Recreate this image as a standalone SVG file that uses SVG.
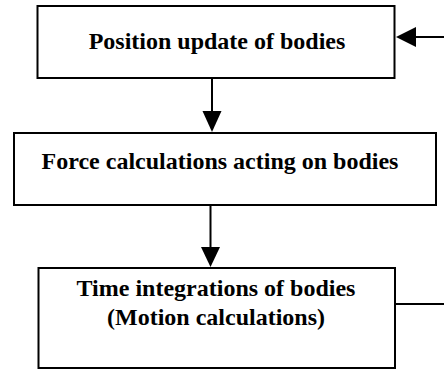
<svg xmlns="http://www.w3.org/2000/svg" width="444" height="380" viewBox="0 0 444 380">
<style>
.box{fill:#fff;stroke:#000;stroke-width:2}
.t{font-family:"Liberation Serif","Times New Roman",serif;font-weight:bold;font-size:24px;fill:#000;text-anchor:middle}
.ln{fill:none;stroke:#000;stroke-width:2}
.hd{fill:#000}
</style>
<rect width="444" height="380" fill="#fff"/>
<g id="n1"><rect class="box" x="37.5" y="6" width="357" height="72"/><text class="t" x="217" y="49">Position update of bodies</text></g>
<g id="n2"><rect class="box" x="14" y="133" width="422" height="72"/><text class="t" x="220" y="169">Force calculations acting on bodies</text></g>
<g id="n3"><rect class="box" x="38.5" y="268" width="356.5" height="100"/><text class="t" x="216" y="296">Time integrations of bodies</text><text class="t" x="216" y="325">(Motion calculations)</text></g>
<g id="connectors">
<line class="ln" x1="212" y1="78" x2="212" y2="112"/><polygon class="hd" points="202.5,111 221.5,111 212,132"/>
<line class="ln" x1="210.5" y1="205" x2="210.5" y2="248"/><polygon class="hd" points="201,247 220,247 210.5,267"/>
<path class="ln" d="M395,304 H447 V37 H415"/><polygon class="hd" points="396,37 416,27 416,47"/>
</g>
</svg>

#####

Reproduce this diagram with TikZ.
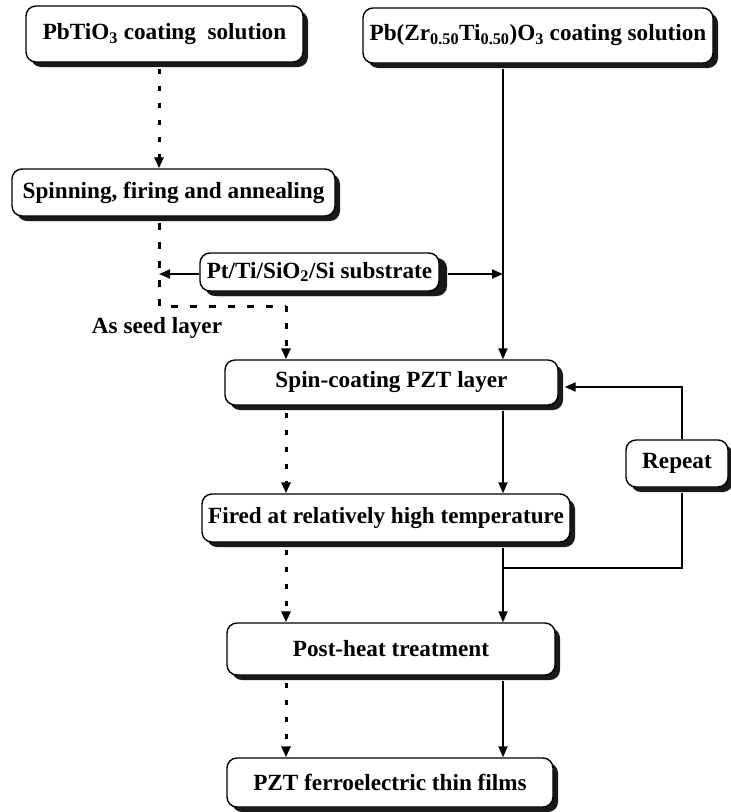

#####

| Problem description |
Scan the data above; copy every line where "this" appears.

| Response below |
Recreate this image as a standalone SVG file that uses SVG.
Reproduce this diagram with TikZ.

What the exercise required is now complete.